[Given data]:

====

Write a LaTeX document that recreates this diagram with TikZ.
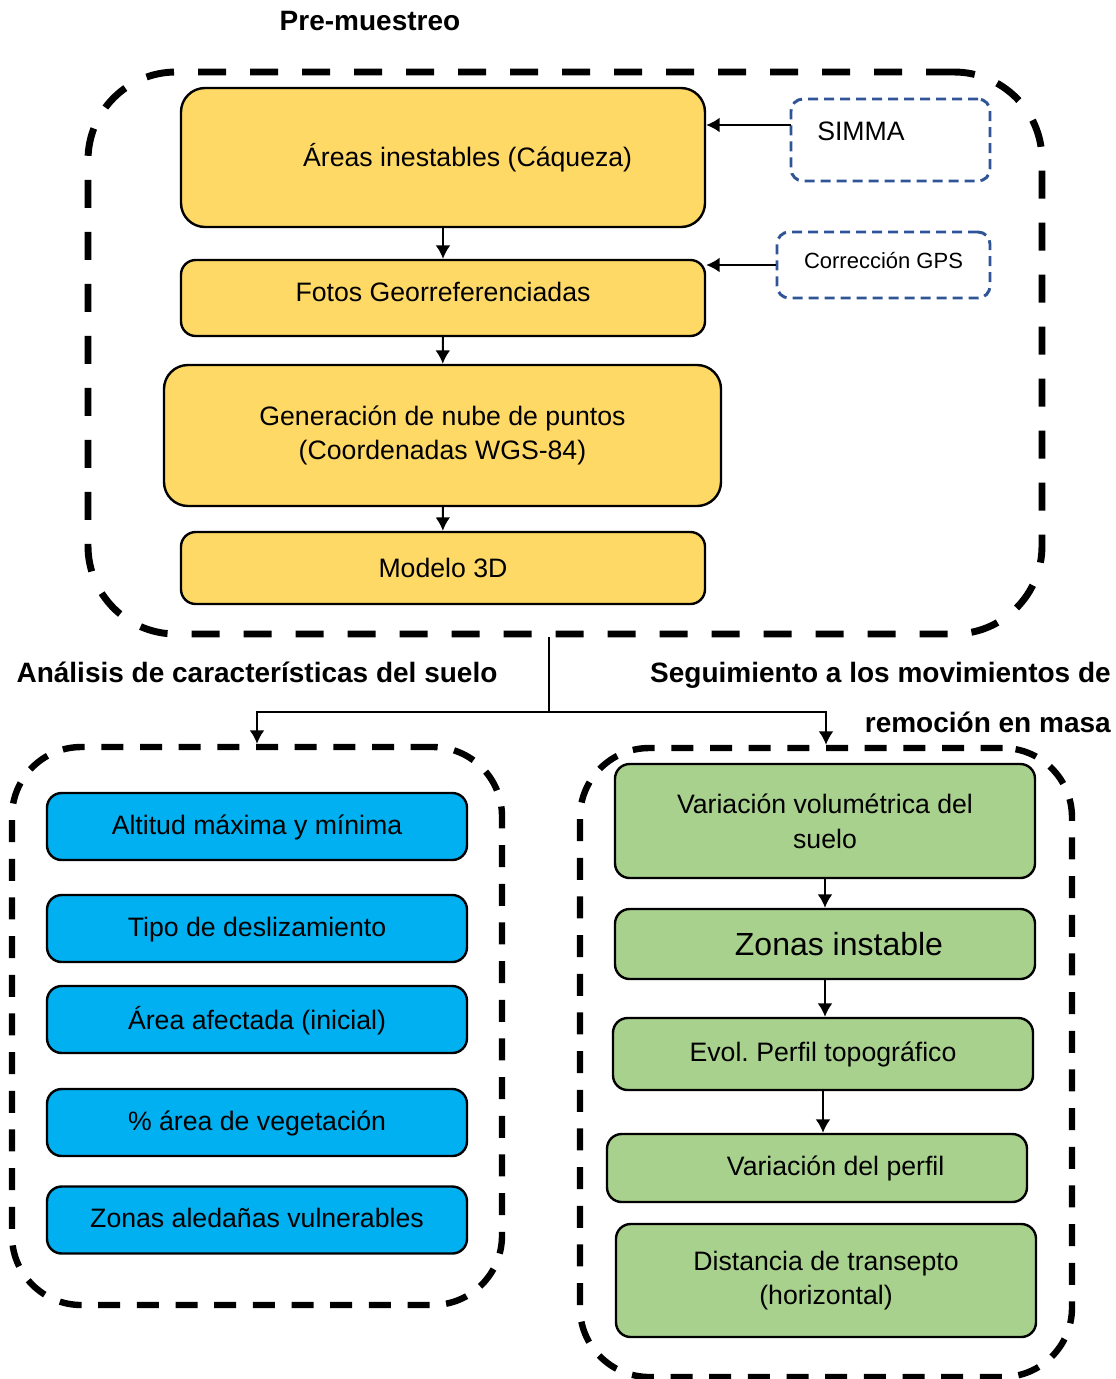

====

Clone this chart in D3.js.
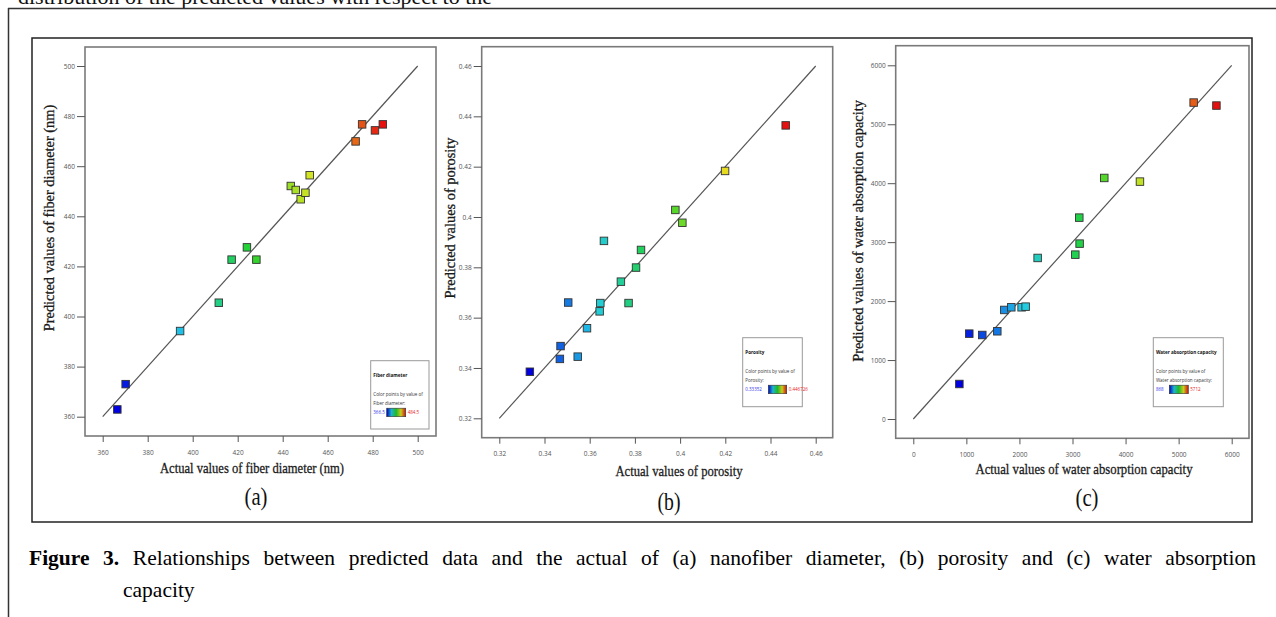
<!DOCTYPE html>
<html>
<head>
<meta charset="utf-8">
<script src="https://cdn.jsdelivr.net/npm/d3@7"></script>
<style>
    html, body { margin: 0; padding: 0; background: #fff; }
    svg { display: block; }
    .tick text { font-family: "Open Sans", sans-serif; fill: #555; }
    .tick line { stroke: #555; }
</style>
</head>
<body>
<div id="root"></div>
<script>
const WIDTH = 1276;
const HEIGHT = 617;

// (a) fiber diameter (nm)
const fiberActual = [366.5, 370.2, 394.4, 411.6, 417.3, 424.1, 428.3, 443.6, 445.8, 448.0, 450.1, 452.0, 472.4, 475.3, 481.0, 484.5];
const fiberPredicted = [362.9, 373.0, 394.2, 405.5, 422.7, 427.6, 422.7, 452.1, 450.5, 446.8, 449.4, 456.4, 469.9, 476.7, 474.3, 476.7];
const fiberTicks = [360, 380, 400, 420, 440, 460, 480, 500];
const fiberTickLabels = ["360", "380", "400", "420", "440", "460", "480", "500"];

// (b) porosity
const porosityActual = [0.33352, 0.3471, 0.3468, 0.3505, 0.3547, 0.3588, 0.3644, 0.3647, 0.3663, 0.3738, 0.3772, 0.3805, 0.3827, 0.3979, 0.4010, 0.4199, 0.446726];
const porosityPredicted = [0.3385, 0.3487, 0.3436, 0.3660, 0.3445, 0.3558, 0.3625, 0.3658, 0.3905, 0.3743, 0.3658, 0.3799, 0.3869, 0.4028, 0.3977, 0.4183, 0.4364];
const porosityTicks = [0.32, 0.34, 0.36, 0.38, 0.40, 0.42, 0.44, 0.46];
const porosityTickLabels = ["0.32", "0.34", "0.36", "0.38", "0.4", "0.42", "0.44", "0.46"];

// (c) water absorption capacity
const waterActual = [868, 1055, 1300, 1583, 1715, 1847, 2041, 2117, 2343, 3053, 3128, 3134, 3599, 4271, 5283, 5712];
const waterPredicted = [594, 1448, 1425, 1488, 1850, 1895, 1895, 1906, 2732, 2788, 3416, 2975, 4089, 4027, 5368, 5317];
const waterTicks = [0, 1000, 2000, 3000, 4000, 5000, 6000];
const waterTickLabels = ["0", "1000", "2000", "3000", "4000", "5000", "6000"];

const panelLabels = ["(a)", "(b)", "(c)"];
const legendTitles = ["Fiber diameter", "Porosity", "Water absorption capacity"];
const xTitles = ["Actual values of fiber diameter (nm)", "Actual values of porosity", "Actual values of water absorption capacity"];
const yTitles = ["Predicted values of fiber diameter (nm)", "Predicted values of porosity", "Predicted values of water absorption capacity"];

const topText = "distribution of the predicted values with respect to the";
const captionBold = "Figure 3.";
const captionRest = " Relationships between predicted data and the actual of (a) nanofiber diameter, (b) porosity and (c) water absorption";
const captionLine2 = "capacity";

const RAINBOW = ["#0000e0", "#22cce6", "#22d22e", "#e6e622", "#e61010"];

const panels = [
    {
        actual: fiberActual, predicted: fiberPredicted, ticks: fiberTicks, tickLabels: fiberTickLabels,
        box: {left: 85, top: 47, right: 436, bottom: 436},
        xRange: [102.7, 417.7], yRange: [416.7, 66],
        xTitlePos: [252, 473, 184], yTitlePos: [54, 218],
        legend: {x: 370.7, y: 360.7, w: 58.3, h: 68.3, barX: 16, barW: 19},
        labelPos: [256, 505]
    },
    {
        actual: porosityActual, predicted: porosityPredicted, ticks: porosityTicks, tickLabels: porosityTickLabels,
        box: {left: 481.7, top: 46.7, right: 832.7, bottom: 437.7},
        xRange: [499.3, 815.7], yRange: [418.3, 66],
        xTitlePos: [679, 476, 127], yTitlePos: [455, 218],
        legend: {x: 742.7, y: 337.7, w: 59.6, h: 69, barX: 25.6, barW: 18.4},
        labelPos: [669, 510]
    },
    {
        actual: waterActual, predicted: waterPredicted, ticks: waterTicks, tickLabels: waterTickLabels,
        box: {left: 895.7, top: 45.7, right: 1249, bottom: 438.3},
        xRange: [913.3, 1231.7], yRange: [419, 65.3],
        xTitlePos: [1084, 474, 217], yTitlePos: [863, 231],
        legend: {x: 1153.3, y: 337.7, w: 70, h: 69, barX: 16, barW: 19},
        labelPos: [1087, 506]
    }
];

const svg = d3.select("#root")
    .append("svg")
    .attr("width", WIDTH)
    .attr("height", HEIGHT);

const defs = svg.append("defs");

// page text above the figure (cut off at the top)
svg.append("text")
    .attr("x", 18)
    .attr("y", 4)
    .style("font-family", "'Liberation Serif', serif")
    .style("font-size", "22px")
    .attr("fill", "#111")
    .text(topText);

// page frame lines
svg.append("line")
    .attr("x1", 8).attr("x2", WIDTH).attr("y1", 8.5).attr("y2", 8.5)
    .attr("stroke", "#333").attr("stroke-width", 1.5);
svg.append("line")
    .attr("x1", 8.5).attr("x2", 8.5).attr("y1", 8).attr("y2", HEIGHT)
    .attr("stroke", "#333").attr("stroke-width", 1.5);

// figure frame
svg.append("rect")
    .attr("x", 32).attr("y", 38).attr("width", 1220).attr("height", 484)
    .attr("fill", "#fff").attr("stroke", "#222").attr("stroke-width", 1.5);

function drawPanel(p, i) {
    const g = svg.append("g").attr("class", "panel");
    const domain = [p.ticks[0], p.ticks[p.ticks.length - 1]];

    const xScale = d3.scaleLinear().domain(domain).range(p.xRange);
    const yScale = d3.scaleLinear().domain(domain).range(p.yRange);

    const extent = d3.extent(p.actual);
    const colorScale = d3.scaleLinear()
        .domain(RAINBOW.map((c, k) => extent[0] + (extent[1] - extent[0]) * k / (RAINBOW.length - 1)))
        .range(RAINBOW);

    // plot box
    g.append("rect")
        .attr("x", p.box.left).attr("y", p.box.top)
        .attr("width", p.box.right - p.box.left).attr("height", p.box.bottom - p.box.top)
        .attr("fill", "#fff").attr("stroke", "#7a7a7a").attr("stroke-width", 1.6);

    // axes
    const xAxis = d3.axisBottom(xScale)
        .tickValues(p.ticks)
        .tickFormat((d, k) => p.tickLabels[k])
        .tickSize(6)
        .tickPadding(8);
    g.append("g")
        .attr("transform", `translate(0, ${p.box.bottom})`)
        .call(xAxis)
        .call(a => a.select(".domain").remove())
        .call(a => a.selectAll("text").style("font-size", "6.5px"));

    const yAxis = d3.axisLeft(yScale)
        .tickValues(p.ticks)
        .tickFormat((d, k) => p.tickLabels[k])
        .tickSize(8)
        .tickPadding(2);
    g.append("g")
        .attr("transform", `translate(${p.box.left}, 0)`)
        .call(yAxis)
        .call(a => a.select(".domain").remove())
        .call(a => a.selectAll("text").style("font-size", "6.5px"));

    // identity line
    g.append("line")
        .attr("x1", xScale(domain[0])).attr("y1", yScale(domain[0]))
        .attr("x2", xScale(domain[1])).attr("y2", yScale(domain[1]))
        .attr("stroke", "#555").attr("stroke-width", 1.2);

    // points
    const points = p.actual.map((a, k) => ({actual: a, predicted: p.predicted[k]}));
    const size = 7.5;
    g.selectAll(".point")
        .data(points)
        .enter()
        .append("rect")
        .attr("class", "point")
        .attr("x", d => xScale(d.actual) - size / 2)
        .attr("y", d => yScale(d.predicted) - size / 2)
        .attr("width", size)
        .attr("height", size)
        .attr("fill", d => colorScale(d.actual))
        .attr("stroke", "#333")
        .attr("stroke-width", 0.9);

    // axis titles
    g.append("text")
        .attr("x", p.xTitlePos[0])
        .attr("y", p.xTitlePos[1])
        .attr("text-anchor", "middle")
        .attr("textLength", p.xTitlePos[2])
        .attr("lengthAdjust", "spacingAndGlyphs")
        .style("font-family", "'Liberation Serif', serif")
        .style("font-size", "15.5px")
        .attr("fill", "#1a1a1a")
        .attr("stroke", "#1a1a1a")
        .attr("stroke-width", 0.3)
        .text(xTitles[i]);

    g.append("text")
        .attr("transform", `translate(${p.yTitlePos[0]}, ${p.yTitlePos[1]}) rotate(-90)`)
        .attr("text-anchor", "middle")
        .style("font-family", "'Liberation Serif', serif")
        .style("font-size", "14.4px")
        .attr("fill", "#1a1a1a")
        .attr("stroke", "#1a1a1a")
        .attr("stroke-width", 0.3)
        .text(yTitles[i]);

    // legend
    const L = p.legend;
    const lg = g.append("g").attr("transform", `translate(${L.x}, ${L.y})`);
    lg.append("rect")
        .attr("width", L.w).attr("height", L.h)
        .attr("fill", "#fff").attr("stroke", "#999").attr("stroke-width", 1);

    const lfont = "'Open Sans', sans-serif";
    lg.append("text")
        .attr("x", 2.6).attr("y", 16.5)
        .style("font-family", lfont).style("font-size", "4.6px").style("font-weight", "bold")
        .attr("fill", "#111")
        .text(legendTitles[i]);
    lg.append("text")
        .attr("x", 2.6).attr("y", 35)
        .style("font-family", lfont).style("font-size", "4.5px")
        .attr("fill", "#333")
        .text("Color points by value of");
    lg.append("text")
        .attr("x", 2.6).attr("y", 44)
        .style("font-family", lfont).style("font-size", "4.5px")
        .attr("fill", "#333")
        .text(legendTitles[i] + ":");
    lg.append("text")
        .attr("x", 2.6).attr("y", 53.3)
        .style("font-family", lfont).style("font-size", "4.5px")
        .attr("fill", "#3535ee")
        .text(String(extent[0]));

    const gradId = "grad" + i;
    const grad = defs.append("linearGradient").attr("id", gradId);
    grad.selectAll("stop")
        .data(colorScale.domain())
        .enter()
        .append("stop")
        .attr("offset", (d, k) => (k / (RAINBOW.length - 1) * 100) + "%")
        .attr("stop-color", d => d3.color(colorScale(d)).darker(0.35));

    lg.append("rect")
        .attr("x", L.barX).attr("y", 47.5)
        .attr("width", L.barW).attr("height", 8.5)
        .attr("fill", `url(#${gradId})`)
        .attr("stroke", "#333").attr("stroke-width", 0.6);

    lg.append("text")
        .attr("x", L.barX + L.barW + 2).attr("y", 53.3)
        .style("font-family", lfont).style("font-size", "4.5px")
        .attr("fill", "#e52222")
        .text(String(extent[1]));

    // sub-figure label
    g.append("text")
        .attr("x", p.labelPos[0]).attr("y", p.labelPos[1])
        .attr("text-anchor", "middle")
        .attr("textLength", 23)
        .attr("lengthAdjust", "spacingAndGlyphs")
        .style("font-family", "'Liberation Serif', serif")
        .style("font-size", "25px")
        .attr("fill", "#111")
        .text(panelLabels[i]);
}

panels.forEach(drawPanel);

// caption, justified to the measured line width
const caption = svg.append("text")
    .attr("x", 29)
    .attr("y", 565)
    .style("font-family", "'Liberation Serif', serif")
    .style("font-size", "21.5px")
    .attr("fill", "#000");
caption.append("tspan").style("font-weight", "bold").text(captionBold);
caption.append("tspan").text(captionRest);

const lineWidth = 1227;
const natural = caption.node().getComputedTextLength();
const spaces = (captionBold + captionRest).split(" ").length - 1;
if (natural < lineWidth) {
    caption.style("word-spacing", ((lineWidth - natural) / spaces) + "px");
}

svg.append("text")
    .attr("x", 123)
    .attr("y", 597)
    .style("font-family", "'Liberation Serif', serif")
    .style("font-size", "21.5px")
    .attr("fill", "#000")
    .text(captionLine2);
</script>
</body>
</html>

====

[Short problem]:
Filter the records above for lines containing the word "with", and copy those lines.

[Solution for this problem]:
Write a LaTeX document that recreates this diagram with TikZ.
const topText = "distribution of the predicted values with respect to the";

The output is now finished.